Exemple plus ancien : l’affaire Gouguenheim en 2008. L’historien médiéviste Sylvain Gouguenheim, agrégé d’histoire, enseignant à l’ENS de Lyon, publie aux très sérieuses éditions du Seuil un livre Aristote au Mont-Saint-Michel qui relativise le rôle du monde musulman dans la transmission de l’héritage grec à l’Europe, mettant en avant un canal de traduction chrétien. Encensé à sa sortie par le philosophe Roger Pol-Droit dans Le Monde, le livre est attaqué par pas moins de trois pétitions d’universitaires, dont l’une signée par 200 personnes affirmant que « l’ouvrage de Sylvain Gouguenheim contient un certain nombre de jugements de valeur à propos de l’islam ; il sert actuellement d’argumentaire à des groupes xénophobes et islamophobes qui s’expriment ouvertement sur Internet. » L’historien Patrick Boucheron accusa Sylvain Gouguenheim d’avoir joué du contexte pour faire vendre son livre : « Quand vous écrivez, après le 11 Septembre, que nous ne devons rien aux Arabes, eh bien, vous dites quelque chose qui fait du bien ».

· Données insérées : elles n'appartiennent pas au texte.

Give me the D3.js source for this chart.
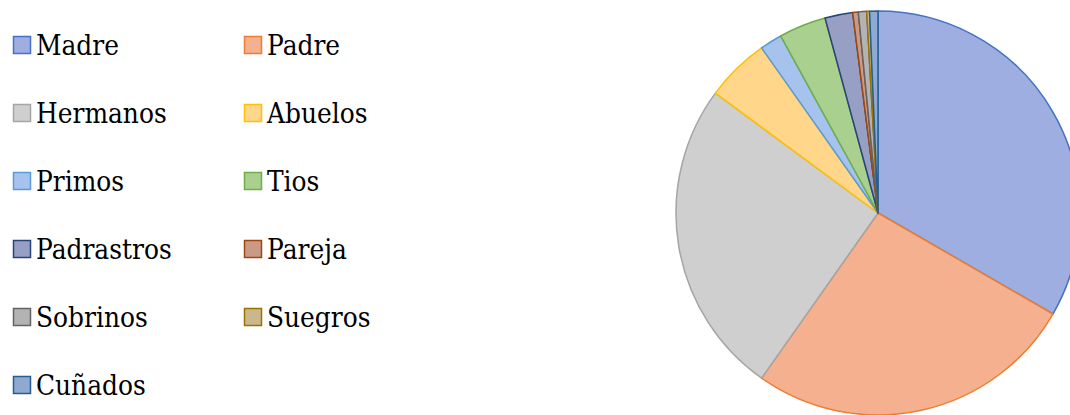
<!DOCTYPE html>
<html>
<head>
<meta charset="utf-8">
<script src="https://cdn.jsdelivr.net/npm/d3@7"></script>
<style>
  html, body { margin: 0; padding: 0; background: #fff; }
  svg { display: block; }
  .legend-label { font-family: "DejaVu Serif", serif; }
</style>
</head>
<body>
<svg id="chart" width="1070" height="415"></svg>
<script>
// Relatives named (count of responses)
const categories = ["Madre", "Padre", "Hermanos", "Abuelos", "Primos", "Tios",
                    "Padrastros", "Pareja", "Sobrinos", "Suegros", "Cuñados"];
const values = [150, 119, 114, 23, 8, 17, 10, 2, 3, 1, 3];

// Slice fill and outline colours
const fills = ["#9eaee0", "#f5b08f", "#cfcfcf", "#ffd68a", "#a5c3ec", "#a9d08e",
               "#97a0c4", "#c99a88", "#b3b3b3", "#cbb78e", "#8eaad2"];
const strokes = ["#4472c4", "#ed7d31", "#a5a5a5", "#ffc000", "#5b9bd5", "#70ad47",
                 "#264478", "#9e480e", "#636363", "#997300", "#255e91"];

const svg = d3.select("#chart");

// Pie
const cx = 878, cy = 213, r = 202;
const pie = d3.pie().sort(null).value(d => d.v);
const arc = d3.arc().innerRadius(0).outerRadius(r);
const data = categories.map((c, i) => ({ c, v: values[i], i }));

svg.append("g")
  .attr("transform", `translate(${cx},${cy})`)
  .selectAll("path")
  .data(pie(data))
  .join("path")
  .attr("d", arc)
  .attr("fill", d => fills[d.data.i])
  .attr("stroke", d => strokes[d.data.i])
  .attr("stroke-width", 1.5)
  .attr("stroke-linejoin", "round");

// Legend: two columns, rows filled left to right
const colX = [13, 244];
const rowY = d3.range(6).map(k => 55 + k * 68);
const legend = svg.append("g");
const items = legend.selectAll("g")
  .data(data)
  .join("g")
  .attr("transform", d => `translate(${colX[d.i % 2]},${rowY[Math.floor(d.i / 2)]})`);

items.append("rect")
  .attr("x", 0.5).attr("y", -18.5)
  .attr("width", 17).attr("height", 17)
  .attr("fill", d => fills[d.i])
  .attr("stroke", d => strokes[d.i])
  .attr("stroke-width", 1.5);

// Serif labels, narrowed to a Times-like width
items.append("text")
  .attr("class", "legend-label")
  .attr("transform", "translate(23,0) scale(0.89,1)")
  .style("font-size", "28px")
  .attr("fill", "#000")
  .text(d => d.c);
</script>
</body>
</html>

« Un gauchisme systémique »

Tribalat, Gougenheim, Smith, Guilluy. Leur point commun ? Avoir touché à la thématique identitaire dans un sens n’allant pas vers celui d’un multiculturalisme heureux. Dans tous ces cas de figure, le schéma de disqualification est semblable : d’abord, il s’agit de montrer le manque de scientificité de l’auteur, puis de l’accuser de ne pas tenir compte de la complexité du sujet (cette même complexité étant tout à fait récusée lorsqu’il s’agit de dénoncer le capitalisme ou trouver une excuse sociale à la radicalisation), et enfin de lui reprocher de « faire le jeu », selon l’expression consacrée, de thèses extrêmes. Le point ultime étant le refus de débattre. On se souvient des appels au boycottage qu’avaient lancé Édouard Louis et Geoffroy de Lagasnerie contre Marcel Gauchet et Nathalie Heinich. Plus récemment, c’était pendant l’été, le sociologue Pierre Rosanvallon refusait de se rendre dans l’émission « Répliques » d’Alain Finkielkraut. Une constante, en effet, dans ces affaires : s’en prendre à la personne même plutôt qu’à ses arguments. Refuser l’échange contradictoire au nom d’une « intégrité intellectuelle » qui ne se fonde plus sur la recherche inquiète et partagée de la vérité mais plutôt sur une hiérarchie morale au sommet de laquelle l’autorité universitaire dispense nihil obstat, mise à l’index, anathèmes.

Le Collège de France, à travers le trio phare composé du sociologue Pierre Rosanvallon, de François Héran et de Patrick Boucheron, auteur d’Histoire mondiale de la France, semble jouer un rôle important dans ce processus de délégitimation.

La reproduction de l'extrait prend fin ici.